**STATED PROBLEM:**
Reproduce every line of the material below, but drop the pictures.

**LISTED ENTRIES:**
::::::

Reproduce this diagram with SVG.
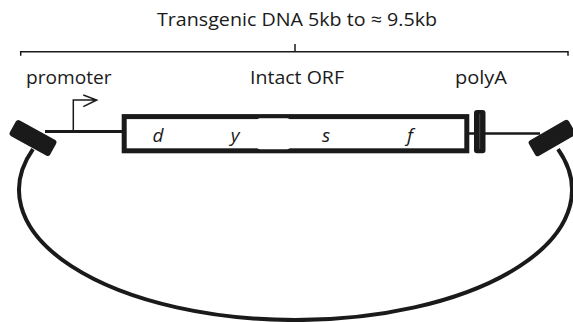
<svg xmlns="http://www.w3.org/2000/svg" width="573" height="322" viewBox="0 0 573 322">
<style>
.lbl{font-family:"Open Sans","Liberation Sans",sans-serif;font-size:18.5px;fill:#1a1a1a}
.gene{font-family:"Open Sans","Liberation Sans",sans-serif;font-size:19px;font-style:italic;fill:#1a1a1a;text-anchor:middle}
.thin{fill:none;stroke:#1a1a1a;stroke-width:1.5}
.blk{fill:#1a1a1a}
</style>
<rect width="573" height="322" fill="#fff"/>
<g id="title">
<text class="lbl" x="157" y="26" textLength="280" lengthAdjust="spacingAndGlyphs">Transgenic DNA 5kb to ≈ 9.5kb</text>
</g>
<g id="bracket">
<path class="thin" d="M20.7 55.7 V51.7 H568 V55.7 M295 44 V51.7"/>
</g>
<g id="labels">
<text class="lbl" x="26" y="84" textLength="85.5" lengthAdjust="spacingAndGlyphs">promoter</text>
<text class="lbl" x="250" y="84" textLength="94" lengthAdjust="spacingAndGlyphs">Intact ORF</text>
<text class="lbl" x="455" y="84" textLength="52" lengthAdjust="spacingAndGlyphs">polyA</text>
</g>
<g id="connectors">
<path d="M33 149.2 A276.5 130 0 1 0 558 149.2" fill="none" stroke="#1a1a1a" stroke-width="4"/>
<line x1="45" y1="131.5" x2="122" y2="131.5" stroke="#1a1a1a" stroke-width="3"/>
<line x1="466" y1="133.5" x2="540" y2="133.5" stroke="#1a1a1a" stroke-width="2.5"/>
<path class="thin" d="M73.3 131 V100 H96.5 M83.3 95 L96.7 100 L83.3 106.7"/>
</g>
<g id="left-end">
<rect class="blk" x="-23" y="-9" width="46" height="18" rx="3" transform="translate(33 138) rotate(29)"/>
</g>
<g id="right-end">
<rect class="blk" x="-23" y="-9" width="46" height="18" rx="3" transform="translate(552 138) rotate(-30)"/>
</g>
<g id="orf">
<rect x="124.2" y="116.6" width="342.6" height="34.2" fill="#fff" stroke="#1a1a1a" stroke-width="5"/>
<rect x="257" y="118.3" width="33" height="31" rx="3" fill="#fff"/>
<text class="gene" x="158" y="141.5">d</text>
<text class="gene" x="235" y="141.5">y</text>
<text class="gene" x="326" y="141.5">s</text>
<text class="gene" x="410" y="141.5">f</text>
</g>
<g id="polyA">
<rect class="blk" x="474" y="110" width="11.5" height="43.3" rx="3"/>
<line x1="479.7" y1="114" x2="479.7" y2="149" stroke="#4a4a4a" stroke-width="1"/>
</g>
</svg>
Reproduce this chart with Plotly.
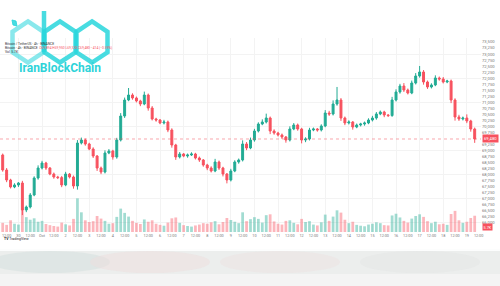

::::::

**SOLVED EXERCISE:**
Reproduce this diagram with SVG.
<svg xmlns="http://www.w3.org/2000/svg" width="573" height="322" viewBox="0 0 573 322">
<style>
.lbl{font-family:"Open Sans","Liberation Sans",sans-serif;font-size:18.5px;fill:#1a1a1a}
.gene{font-family:"Open Sans","Liberation Sans",sans-serif;font-size:19px;font-style:italic;fill:#1a1a1a;text-anchor:middle}
.thin{fill:none;stroke:#1a1a1a;stroke-width:1.5}
.blk{fill:#1a1a1a}
</style>
<rect width="573" height="322" fill="#fff"/>
<g id="title">
<text class="lbl" x="157" y="26" textLength="280" lengthAdjust="spacingAndGlyphs">Transgenic DNA 5kb to ≈ 9.5kb</text>
</g>
<g id="bracket">
<path class="thin" d="M20.7 55.7 V51.7 H568 V55.7 M295 44 V51.7"/>
</g>
<g id="labels">
<text class="lbl" x="26" y="84" textLength="85.5" lengthAdjust="spacingAndGlyphs">promoter</text>
<text class="lbl" x="250" y="84" textLength="94" lengthAdjust="spacingAndGlyphs">Intact ORF</text>
<text class="lbl" x="455" y="84" textLength="52" lengthAdjust="spacingAndGlyphs">polyA</text>
</g>
<g id="connectors">
<path d="M33 149.2 A276.5 130 0 1 0 558 149.2" fill="none" stroke="#1a1a1a" stroke-width="4"/>
<line x1="45" y1="131.5" x2="122" y2="131.5" stroke="#1a1a1a" stroke-width="3"/>
<line x1="466" y1="133.5" x2="540" y2="133.5" stroke="#1a1a1a" stroke-width="2.5"/>
<path class="thin" d="M73.3 131 V100 H96.5 M83.3 95 L96.7 100 L83.3 106.7"/>
</g>
<g id="left-end">
<rect class="blk" x="-23" y="-9" width="46" height="18" rx="3" transform="translate(33 138) rotate(29)"/>
</g>
<g id="right-end">
<rect class="blk" x="-23" y="-9" width="46" height="18" rx="3" transform="translate(552 138) rotate(-30)"/>
</g>
<g id="orf">
<rect x="124.2" y="116.6" width="342.6" height="34.2" fill="#fff" stroke="#1a1a1a" stroke-width="5"/>
<rect x="257" y="118.3" width="33" height="31" rx="3" fill="#fff"/>
<text class="gene" x="158" y="141.5">d</text>
<text class="gene" x="235" y="141.5">y</text>
<text class="gene" x="326" y="141.5">s</text>
<text class="gene" x="410" y="141.5">f</text>
</g>
<g id="polyA">
<rect class="blk" x="474" y="110" width="11.5" height="43.3" rx="3"/>
<line x1="479.7" y1="114" x2="479.7" y2="149" stroke="#4a4a4a" stroke-width="1"/>
</g>
</svg>
Reproduce this chart with Plotly.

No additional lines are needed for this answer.